In a worst-case scenario, a remnant group of bears would survive in captivity.
That should be good news for the St. Louis Zoo, which designed a $20 million polar bear exhibit with a cooled saltwater pool and concrete cliffs covered in simulated ice and snow for three to five bears. Its goal was to have them there by 2017. But it doesn’t have a bear lined up, because it’s illegal to import them, captive cubs are rare and finding orphaned bears in Alaska is difficult.
The Fish and Wildlife Service could allow the importation of polar bears for public display through future legislative or regulatory changes but has shown no inclination to pursue those options.
Evolved from brown bears tens of thousands of years ago, polar bears have become an iconic species for their majestic size and ability to thrive in the harsh Arctic. Today the image of a mammoth bear clinging to a piece of ice embodies an environment under siege.
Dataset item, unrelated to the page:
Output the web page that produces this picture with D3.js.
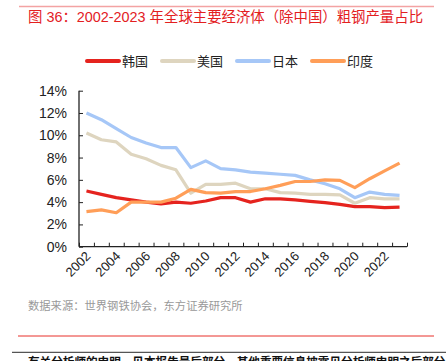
<!DOCTYPE html>
<html>
<head>
<meta charset="utf-8">
<script src="https://cdn.jsdelivr.net/npm/d3@7"></script>
<style>
  html, body { margin: 0; padding: 0; background: #fff; overflow: hidden; }
  svg { display: block; }
  text { font-family: "Liberation Sans", Arial, "Noto Sans CJK SC", sans-serif; }
</style>
</head>
<body>
<script>
const years = d3.range(2002, 2024);
const korea = [5.0, 4.7, 4.4, 4.2, 4.0, 3.85, 4.0, 3.9, 4.1, 4.4, 4.4, 4.0, 4.3, 4.3, 4.2, 4.07, 3.95, 3.8, 3.6, 3.6, 3.5, 3.55];
const usa = [10.2, 9.6, 9.4, 8.3, 7.9, 7.3, 6.9, 4.8, 5.6, 5.6, 5.7, 5.2, 5.2, 4.85, 4.8, 4.7, 4.7, 4.65, 3.9, 4.4, 4.3, 4.3];
const japan = [12.0, 11.4, 10.6, 9.8, 9.3, 8.9, 8.9, 7.1, 7.7, 7.0, 6.9, 6.7, 6.6, 6.5, 6.4, 6.0, 5.65, 5.2, 4.4, 4.9, 4.7, 4.6];
const india = [3.15, 3.3, 3.05, 4.0, 4.0, 4.0, 4.35, 5.15, 4.85, 4.8, 4.95, 4.95, 5.2, 5.5, 5.85, 5.85, 6.0, 5.95, 5.3, 6.1, 6.8, 7.5];
const seriesNames = ['韩国', '美国', '日本', '印度'];
const seriesColors = ['#e5231e', '#ded5bf', '#a6c7f7', '#ff9e58'];
const yTicks = [0, 2, 4, 6, 8, 10, 12, 14];
const labelYears = years.filter(y => y % 2 === 0);

const W = 446, H = 361;
const svg = d3.select('body').append('svg').attr('width', W).attr('height', H);

// header
svg.append('line').attr('x1', 19).attr('x2', 434).attr('y1', 6.5).attr('y2', 6.5)
  .attr('stroke', '#f3a3a3').attr('stroke-width', 1.5);
svg.append('text').attr('x', 28).attr('y', 22).attr('fill', '#e3201f')
  .style('font-size', '14.4px')
  .text('图 36：2002-2023 年全球主要经济体（除中国）粗钢产量占比');

// legend
const legendX = [87, 162, 237, 312];
seriesNames.forEach((name, i) => {
  const g = svg.append('g').attr('transform', `translate(${legendX[i]},61)`);
  g.append('line').attr('x1', 0).attr('x2', 32).attr('y1', 0).attr('y2', 0)
    .attr('stroke', seriesColors[i]).attr('stroke-width', 4).attr('stroke-linecap', 'round');
  g.append('text').attr('x', 35).attr('y', 5).style('font-size', '13px').attr('fill', '#222').text(name);
});

// scales
const x = d3.scaleLinear().domain([2001.5, 2023.5]).range([79, 407]);
const y = d3.scaleLinear().domain([0, 14]).range([246.7, 90.7]);

// y axis
const yAxis = d3.axisLeft(y).tickValues(yTicks).tickFormat(d => d + '%').tickSize(-4).tickPadding(12);
const yg = svg.append('g').attr('transform', 'translate(79,0)').call(yAxis);
yg.select('.domain').attr('stroke', '#222').attr('stroke-width', 1.3).attr('d', 'M0,90.7V246.7');
yg.selectAll('.tick line').attr('stroke', '#222');
yg.selectAll('.tick text').style('font-size', '14px').attr('fill', '#222').attr('x', -12);

// x axis ticks at category boundaries
const xAxis = d3.axisBottom(x).tickValues(d3.range(2001.5, 2024, 1)).tickSize(-4).tickFormat('');
const xg = svg.append('g').attr('transform', 'translate(0,246.7)').call(xAxis);
xg.select('.domain').attr('stroke', '#222').attr('stroke-width', 1.3).attr('d', 'M79,0H407');
xg.selectAll('.tick line').attr('stroke', '#222');

svg.append('g').selectAll('text').data(labelYears).enter().append('text')
  .attr('transform', d => `translate(${x(d) + 5},257) rotate(-45)`)
  .attr('text-anchor', 'end')
  .style('font-size', '13px').attr('fill', '#222')
  .text(d => d);

// lines
const line = d3.line().x((d, i) => x(years[i])).y(d => y(d));
[korea, usa, japan, india].forEach((s, i) => {
  svg.append('path').datum(s).attr('d', line).attr('fill', 'none')
    .attr('stroke', seriesColors[i]).attr('stroke-width', 3.2)
    .attr('stroke-linejoin', 'round');
});

// footer
svg.append('text').attr('x', 28).attr('y', 310).style('font-size', '11.3px').attr('fill', '#999')
  .text('数据来源：世界钢铁协会，东方证券研究所');
svg.append('line').attr('x1', 18).attr('x2', 434).attr('y1', 336).attr('y2', 336)
  .attr('stroke', '#e8302b').attr('stroke-width', 1);
svg.append('line').attr('x1', 12).attr('x2', 446).attr('y1', 352.3).attr('y2', 352.3)
  .attr('stroke', '#555').attr('stroke-width', 1.3);
svg.append('text').attr('x', 28).attr('y', 366).style('font-size', '11.6px').style('font-weight', 'bold').attr('fill', '#111')
  .text('有关分析师的申明，见本报告最后部分，其他重要信息披露见分析师申明之后部分');
</script>
</body>
</html>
Polar bears would prefer to hunt for seals year-round, but the disappearance of sea ice has forced them onto land or far offshore where the ice remains only over deep unproductive water. “Either way, they’re food deprived,” said Steven C. Amstrup, chief scientist for the advocacy group Polar Bears International and an emeritus researcher with the U.S. Geological Survey.
Advocates of the plan to bring more into captivity, including St. Louis Zoo president and chief executive Jeffrey Bonner, say that saving a species whose habitat is disappearing is an immense challenge.
“Polar bears are simply the first species where we have to get it right,” Bonner said. When it comes to research on how to sustain an exotic species through breeding techniques, “that research is only research that can be done in zoos,” he added.
Based on current projections, federal scientists say two-thirds of the world’s polar bears could be extinct by mid-century, though a significant cut in greenhouse gas emissions could help halt that decline. There are roughly 20,000 to 25,000 polar bears worldwide, 3,500 of which live in Alaska and spend part of the year in Canada and Russia.
There are 19 sub-populations of polar bears living in Canada, the United States, Russia, Denmark and Norway, and since scientists fear ice melt could cause some of these to disappear from their historic ranges, the idea would be to preserve enough genetic diversity in captivity to allow them to be repopulated through artificial insemination of wild bears or other methods. Supporters of the plan say researchers are just beginning to experiment with assisted reproduction techniques for polar bears.